### [SET EXERCISE]
Find the line with "What matplotlib code" and the line with "import numpy as np", then repeat both of them and every line in between exactly. Omit the pictures.

(Dataset excerpt)
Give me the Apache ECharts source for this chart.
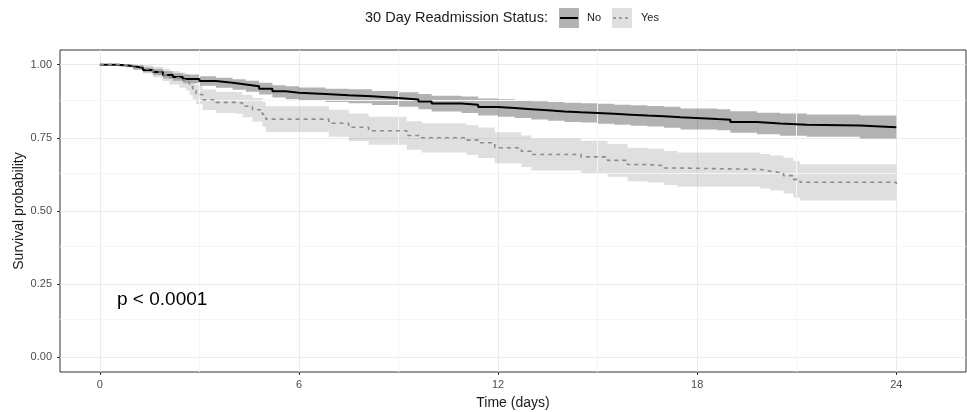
<!DOCTYPE html>
<html lang="en">
<head>
<meta charset="UTF-8">
<script src="https://cdn.jsdelivr.net/npm/echarts@6/dist/echarts.min.js"></script>
<title>km_readmission</title>
<style>
  html, body { margin: 0; padding: 0; background: #fff; }
  #chart { width: 967px; height: 412px; }
</style>
</head>
<body>
<div id="chart"></div>
<script>
// Kaplan-Meier estimates (time in days)
var noTime  = [0, 0.5, 0.8, 1.0, 1.3, 1.6, 1.9, 2.2, 2.5, 3.0, 3.5, 4.0, 4.4, 4.8, 5.2, 5.6, 6.0, 6.8, 7.5, 8.2, 9.0, 9.6, 10.0, 10.9, 11.4, 12.0, 12.5, 13.0, 13.5, 14.0, 14.5, 15.0, 15.5, 16.0, 16.5, 17.0, 17.5, 18.6, 19.0, 19.8, 20.5, 21.3, 22.9, 24.0];
var noSurv  = [1.0, 0.998, 0.995, 0.989, 0.982, 0.975, 0.965, 0.958, 0.951, 0.944, 0.938, 0.932, 0.926, 0.918, 0.909, 0.904, 0.900, 0.895, 0.892, 0.886, 0.881, 0.874, 0.867, 0.863, 0.855, 0.852, 0.848, 0.844, 0.840, 0.837, 0.835, 0.832, 0.829, 0.826, 0.824, 0.820, 0.814, 0.812, 0.804, 0.799, 0.795, 0.792, 0.786, 0.786];
var noLower = [1.0, 0.996, 0.991, 0.983, 0.974, 0.965, 0.953, 0.945, 0.936, 0.928, 0.921, 0.914, 0.907, 0.898, 0.888, 0.882, 0.878, 0.872, 0.868, 0.862, 0.856, 0.848, 0.840, 0.835, 0.826, 0.822, 0.818, 0.813, 0.808, 0.804, 0.802, 0.798, 0.795, 0.791, 0.789, 0.784, 0.778, 0.776, 0.767, 0.762, 0.757, 0.754, 0.748, 0.748];
var noUpper = [1.0, 1.0, 0.999, 0.995, 0.990, 0.985, 0.977, 0.971, 0.966, 0.960, 0.955, 0.950, 0.945, 0.938, 0.930, 0.926, 0.922, 0.918, 0.916, 0.910, 0.906, 0.900, 0.894, 0.891, 0.884, 0.882, 0.878, 0.875, 0.872, 0.870, 0.868, 0.866, 0.863, 0.861, 0.859, 0.856, 0.850, 0.848, 0.841, 0.836, 0.833, 0.830, 0.826, 0.826];

var yesTime  = [0, 0.6, 1.0, 1.3, 1.6, 1.9, 2.1, 2.4, 2.6, 2.7, 2.8, 2.9, 3.1, 3.5, 4.1, 4.3, 4.6, 4.9, 5.0, 6.9, 7.5, 8.1, 9.25, 9.7, 11.05, 11.4, 11.9, 12.7, 13.0, 14.5, 15.3, 15.9, 16.5, 17.0, 17.4, 19.9, 20.2, 20.6, 20.9, 21.1, 24.0];
var yesSurv  = [1.0, 0.997, 0.994, 0.985, 0.975, 0.965, 0.955, 0.947, 0.940, 0.925, 0.912, 0.898, 0.880, 0.871, 0.869, 0.858, 0.846, 0.830, 0.814, 0.800, 0.786, 0.774, 0.758, 0.750, 0.742, 0.733, 0.716, 0.704, 0.693, 0.685, 0.673, 0.659, 0.655, 0.647, 0.642, 0.636, 0.630, 0.621, 0.608, 0.598, 0.590];
var yesLower = [1.0, 0.991, 0.982, 0.970, 0.957, 0.944, 0.932, 0.921, 0.912, 0.895, 0.880, 0.865, 0.845, 0.835, 0.832, 0.820, 0.806, 0.788, 0.770, 0.754, 0.739, 0.726, 0.709, 0.700, 0.691, 0.681, 0.663, 0.650, 0.638, 0.630, 0.617, 0.602, 0.597, 0.589, 0.583, 0.577, 0.570, 0.560, 0.546, 0.536, 0.533];
var yesUpper = [1.0, 1.0, 1.0, 0.998, 0.993, 0.986, 0.978, 0.973, 0.968, 0.955, 0.944, 0.931, 0.915, 0.907, 0.906, 0.896, 0.886, 0.872, 0.858, 0.846, 0.833, 0.822, 0.807, 0.800, 0.793, 0.785, 0.769, 0.758, 0.748, 0.740, 0.729, 0.716, 0.713, 0.705, 0.700, 0.695, 0.690, 0.682, 0.670, 0.660, 0.655];

var xTicks = [0, 6, 12, 18, 24];
var xMinor = [3, 9, 15, 21];
var yTicks = [0, 0.25, 0.5, 0.75, 1.0];
var yMinor = [0.125, 0.375, 0.625, 0.875];

var font = 'Liberation Sans, Arial, sans-serif';

function pairs(t, v) {
    return t.map(function (x, i) { return [x, v[i]]; });
}

// step-shaped confidence band as one polygon
function bandSeries(t, lo, hi, fill, z) {
    return {
        type: 'custom',
        z: z,
        silent: true,
        data: [[0, 1]],
        encode: { x: 0, y: 1 },
        renderItem: function (params, api) {
            var pts = [];
            for (var i = 0; i < t.length; i++) {
                var tn = i < t.length - 1 ? t[i + 1] : t[i];
                pts.push(api.coord([t[i], hi[i]]));
                pts.push(api.coord([tn, hi[i]]));
            }
            for (var j = t.length - 1; j >= 0; j--) {
                var tn2 = j < t.length - 1 ? t[j + 1] : t[j];
                pts.push(api.coord([tn2, lo[j]]));
                pts.push(api.coord([t[j], lo[j]]));
            }
            return { type: 'polygon', shape: { points: pts }, style: { fill: fill } };
        }
    };
}

var chart = echarts.init(document.getElementById('chart'));

chart.setOption({
    animation: false,
    grid: {
        left: 60, right: 1, top: 50, bottom: 40, outerBoundsMode: 'none', containLabel: false,
        show: true, borderColor: '#333', borderWidth: 1, backgroundColor: 'transparent'
    },
    xAxis: {
        type: 'value', min: -1.2, max: 26.1,
        axisLine: { show: false, onZero: false },
        axisTick: { show: true, length: 3, lineStyle: { color: '#333' }, customValues: xTicks },
        axisLabel: { customValues: xTicks, color: '#4d4d4d', fontSize: 11, fontFamily: font, margin: 7 },
        splitLine: { show: true, lineStyle: { color: '#ebebeb', width: 1 } },
        name: 'Time (days)', nameLocation: 'middle', nameGap: 24,
        nameTextStyle: { color: '#1a1a1a', fontSize: 14, fontFamily: font }
    },
    yAxis: {
        type: 'value', min: -0.05, max: 1.05,
        axisLine: { show: false, onZero: false },
        axisTick: { show: true, length: 3, lineStyle: { color: '#333' }, customValues: yTicks },
        axisLabel: {
            customValues: yTicks, color: '#4d4d4d', fontSize: 11, fontFamily: font, margin: 8,
            formatter: function (v) { return v.toFixed(2); }
        },
        splitLine: { show: true, lineStyle: { color: '#ebebeb', width: 1 } },
        name: 'Survival probability', nameLocation: 'middle', nameGap: 34, nameRotate: 90,
        nameMoveOverlap: false,
        nameTextStyle: { color: '#1a1a1a', fontSize: 14, fontFamily: font }
    },
    graphic: [
        { type: 'text', z: 10, left: 365, top: 10, style: { text: '30 Day Readmission Status:', fill: '#1a1a1a', font: '14.5px ' + font } },
        { type: 'rect', z: 10, left: 559, top: 8, shape: { width: 20, height: 20 }, style: { fill: '#b3b3b3' } },
        { type: 'line', z: 11, shape: { x1: 560, y1: 18, x2: 578, y2: 18 }, style: { stroke: '#000', lineWidth: 2 } },
        { type: 'text', z: 10, left: 587, top: 12, style: { text: 'No', fill: '#1a1a1a', font: '11px ' + font } },
        { type: 'rect', z: 10, left: 612, top: 8, shape: { width: 20, height: 20 }, style: { fill: '#e0e0e0' } },
        { type: 'line', z: 11, shape: { x1: 613, y1: 18, x2: 631, y2: 18 }, style: { stroke: '#8c8c8c', lineWidth: 1.5, lineDash: [3, 3] } },
        { type: 'text', z: 10, left: 641, top: 12, style: { text: 'Yes', fill: '#1a1a1a', font: '11px ' + font } },
        { type: 'text', z: 10, left: 117, top: 290, style: { text: 'p < 0.0001', fill: '#000', font: '19px ' + font } }
    ],
    series: [
        {
            // minor grid lines
            type: 'line', data: [], z: 1, silent: true,
            markLine: {
                silent: true, symbol: 'none', animation: false, label: { show: false },
                lineStyle: { color: '#f5f5f5', width: 1, type: 'solid' },
                data: xMinor.map(function (v) { return { xAxis: v }; })
                    .concat(yMinor.map(function (v) { return { yAxis: v }; }))
            }
        },
        bandSeries(noTime, noLower, noUpper, 'rgba(0,0,0,0.3)', 2),
        bandSeries(yesTime, yesLower, yesUpper, 'rgba(150,150,150,0.3)', 3),
        {
            name: 'No', type: 'line', step: 'end', z: 5, showSymbol: false, silent: true,
            data: pairs(noTime, noSurv),
            lineStyle: { color: '#000', width: 2 }
        },
        {
            name: 'Yes', type: 'line', step: 'end', z: 6, showSymbol: false, silent: true,
            data: pairs(yesTime, yesSurv),
            lineStyle: { color: '#8c8c8c', width: 1.6, type: [4, 4] }
        }
    ]
});
</script>
</body>
</html>
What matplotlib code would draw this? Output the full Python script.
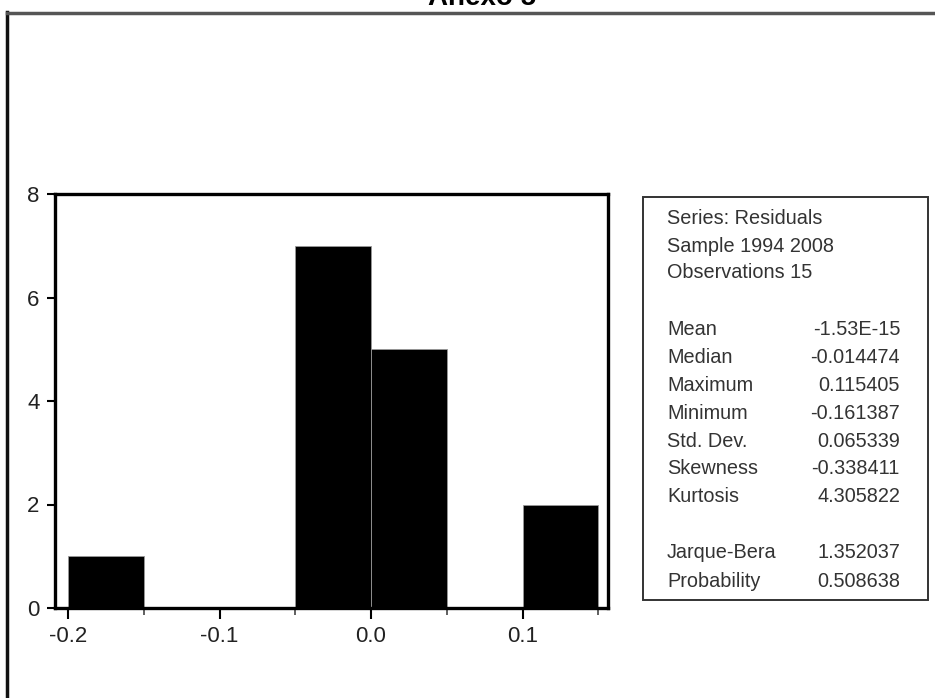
import matplotlib.pyplot as plt
from matplotlib.patches import Rectangle
from matplotlib.lines import Line2D
import numpy as np

# histogram bins (residuals) and counts
bin_edges = [-0.20, -0.15, -0.10, -0.05, 0.00, 0.05, 0.10, 0.15]
counts = [1, 0, 0, 7, 5, 0, 2]

header_lines = ["Series: Residuals", "Sample 1994 2008", "Observations 15"]
stat_names = ["Mean", "Median", "Maximum", "Minimum", "Std. Dev.", "Skewness", "Kurtosis"]
stat_values = ["-1.53E-15", "-0.014474", "0.115405", "-0.161387", "0.065339", "-0.338411", "4.305822"]
test_names = ["Jarque-Bera", "Probability"]
test_values = ["1.352037", "0.508638"]

W, H = 935, 698
plt.rcParams['font.family'] = ['Liberation Sans', 'DejaVu Sans']
fig = plt.figure(figsize=(W / 100, H / 100), dpi=100)

# title, cut at top like the scan
fig.text(482 / W, 1 - 5 / H, "Anexo 5", ha="center", va="baseline",
         fontsize=20, fontweight="bold", color="black")

# outer frame (left and top lines)
fig.add_artist(Line2D([7 / W, 7 / W], [0, 1 - 12 / H], transform=fig.transFigure,
                      color="#111111", lw=2.5))
fig.add_artist(Line2D([7 / W, 1], [1 - 12.5 / H, 1 - 12.5 / H], transform=fig.transFigure,
                      color="#555555", lw=2.5))

ax = fig.add_axes([55 / W, 1 - 608 / H, (608 - 55) / W, (608 - 194) / H])
widths = np.diff(bin_edges)
ax.bar(bin_edges[:-1], counts, width=widths, align="edge", color="black",
       edgecolor="#999999", linewidth=0.6)
ax.set_xlim(-0.2086, 0.1564)
ax.set_ylim(0, 8)
ax.set_xticks([-0.2, -0.1, 0.0, 0.1])
ax.set_xticklabels(["-0.2", "-0.1", "0.0", "0.1"])
ax.set_xticks([-0.15, -0.05, 0.05, 0.15], minor=True)
ax.set_yticks([0, 2, 4, 6, 8])
ax.tick_params(axis="both", direction="out", length=6, width=1.5, labelsize=16,
               colors="black", labelcolor="#222222", pad=5)
ax.tick_params(axis="x", which="major", length=8)
ax.tick_params(axis="x", which="minor", direction="out", length=5, width=1.2,
               color="#444444")
for s in ax.spines.values():
    s.set_linewidth(2.4)
    s.set_color("black")

# statistics box
bx0, by0, bx1, by1 = 643, 197, 928, 600
fig.add_artist(Rectangle((bx0 / W, 1 - by1 / H), (bx1 - bx0) / W, (by1 - by0) / H,
                         transform=fig.transFigure, fill=False,
                         edgecolor="#333333", lw=1.4))

txt_kw = dict(fontsize=14.3, color="#333333", va="center")
lx, rx = 667, 900
for i, line in enumerate(header_lines):
    fig.text(lx / W, 1 - (219 + i * 27) / H, line, ha="left", **txt_kw)
for i, (n, v) in enumerate(zip(stat_names, stat_values)):
    y = 1 - (330 + i * 27.8) / H
    fig.text(lx / W, y, n, ha="left", **txt_kw)
    fig.text(rx / W, y, v, ha="right", **txt_kw)
for i, (n, v) in enumerate(zip(test_names, test_values)):
    y = 1 - (553 + i * 28.5) / H
    fig.text(lx / W, y, n, ha="left", **txt_kw)
    fig.text(rx / W, y, v, ha="right", **txt_kw)

fig.savefig("out.png", dpi=100)
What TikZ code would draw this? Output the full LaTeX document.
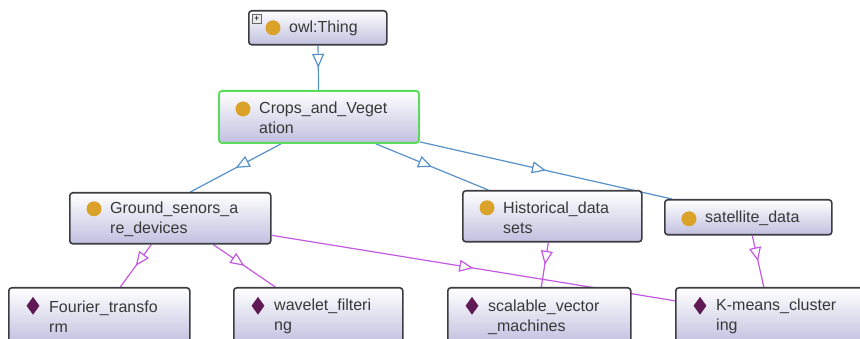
\documentclass[tikz,border=0pt]{standalone}
\usepackage{fontspec}
\setmainfont{Liberation Sans}
\usetikzlibrary{arrows.meta, shapes.geometric, decorations.markings, backgrounds}
\definecolor{isablue}{RGB}{85, 145, 200}
\definecolor{isapurple}{RGB}{195, 90, 225}
\definecolor{boxedge}{RGB}{60, 60, 65}
\definecolor{boxlav}{RGB}{192, 192, 224}
\definecolor{clsgold}{RGB}{218, 162, 40}
\definecolor{indpurple}{RGB}{95, 25, 85}
\definecolor{focusgreen}{RGB}{90, 220, 90}

\begin{document}
\begin{tikzpicture}[x=1pt, y=-1pt, font=\fontsize{16}{20}\selectfont,
    box/.style={draw=boxedge, line width=1.6pt, rounded corners=3pt,
      top color=white, bottom color=boxlav, anchor=north west, inner sep=0pt},
    focus/.style={box, draw=focusgreen, line width=1.9pt},
    clsdot/.style={circle, fill=clsgold, minimum size=15pt, inner sep=0pt},
    inddot/.style={diamond, fill=indpurple, aspect=0.7, minimum width=13pt,
      minimum height=18pt, inner sep=0pt},
    lbl/.style={anchor=west, align=left, inner sep=0pt, text=black!78},
    isa/.style={line width=1.2pt, postaction={decorate},
      decoration={markings, mark=at position 0.5 with
        {\arrow{Triangle[length=14pt, width=12pt, fill=white]}}}}]

  \useasboundingbox (0,0) rectangle (860,339);
  \clip (0,0) rectangle (860,339);

  % Boxes (classes and individuals)
  \foreach \nm/\st/\x/\y/\w/\h in {thing/box/248/10/138/34, crops/focus/218/90/200/52,
      ground/box/69/192/201/51, hist/box/462/190/179/51, sat/box/664/199/167/35,
      fourier/box/8/287/181/56, wavelet/box/233/287/169/56,
      svm/box/447/287/183/56, kmeans/box/675/287/190/56}{
    \node[\st, minimum width=\w pt, minimum height=\h pt] (\nm) at (\x,\y) {};
  }

  % Icons and names
  \foreach \nm/\ic/\dy/\txt in {thing/clsdot/0/{owl:Thing},
      crops/clsdot/8/{Crops\_and\_Veget\\ation},
      ground/clsdot/9.5/{Ground\_senors\_a\\re\_devices},
      hist/clsdot/8.5/{Historical\_data\\sets},
      sat/clsdot/-1.5/{satellite\_data},
      fourier/inddot/10/{Fourier\_transfo\\rm},
      wavelet/inddot/10/{wavelet\_filteri\\ng},
      svm/inddot/10/{scalable\_vector\\\_machines},
      kmeans/inddot/10/{K-means\_cluster\\ing}}{
    \node[\ic] (\nm-icon) at ([xshift=25pt, yshift=\dy pt]\nm.west) {};
    \node[lbl] (\nm-text) at ([xshift=41pt, yshift=-1pt]\nm.west) {\txt};
  }

  % expand button
  \node[draw=black!60, fill=black!8, minimum size=9pt, inner sep=0pt, anchor=north west,
    font=\fontsize{9}{9}\selectfont] (thing-plus) at ([xshift=4pt, yshift=-4pt]thing.north west) {+};

  % Subclass and type links
  \begin{pgfonlayer}{background}
    \draw[isa, isablue] (thing) -- (crops);
    \draw[isa, isablue] ([xshift=-38pt]crops.south) -- ([xshift=20pt]ground.north);
    \draw[isa, isablue] ([xshift=57pt]crops.south) -- ([xshift=-64pt]hist.north);
    \draw[isa, isablue] ([yshift=2pt]crops.south east) -- ([xshift=8pt]sat.north west);
    \draw[isa, isapurple] ([xshift=-19pt]ground.south) -- ([xshift=21pt]fourier.north);
    \draw[isa, isapurple] ([xshift=43pt]ground.south) -- ([xshift=-43pt]wavelet.north);
    \draw[isa, isapurple] ([yshift=-17pt]ground.east) -- ([yshift=15pt]kmeans.west);
    \draw[isa, isapurple] ([xshift=-4pt]hist.south) -- ([xshift=2pt]svm.north);
    \draw[isa, isapurple] ([xshift=4pt]sat.south) -- ([xshift=-7pt]kmeans.north);
  \end{pgfonlayer}
\end{tikzpicture}
\end{document}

### [OUTPUT BELOW]
What matplotlib code would draw this? Output the full Python script.
import matplotlib.pyplot as plt
from matplotlib.patches import Rectangle
from matplotlib.lines import Line2D
import numpy as np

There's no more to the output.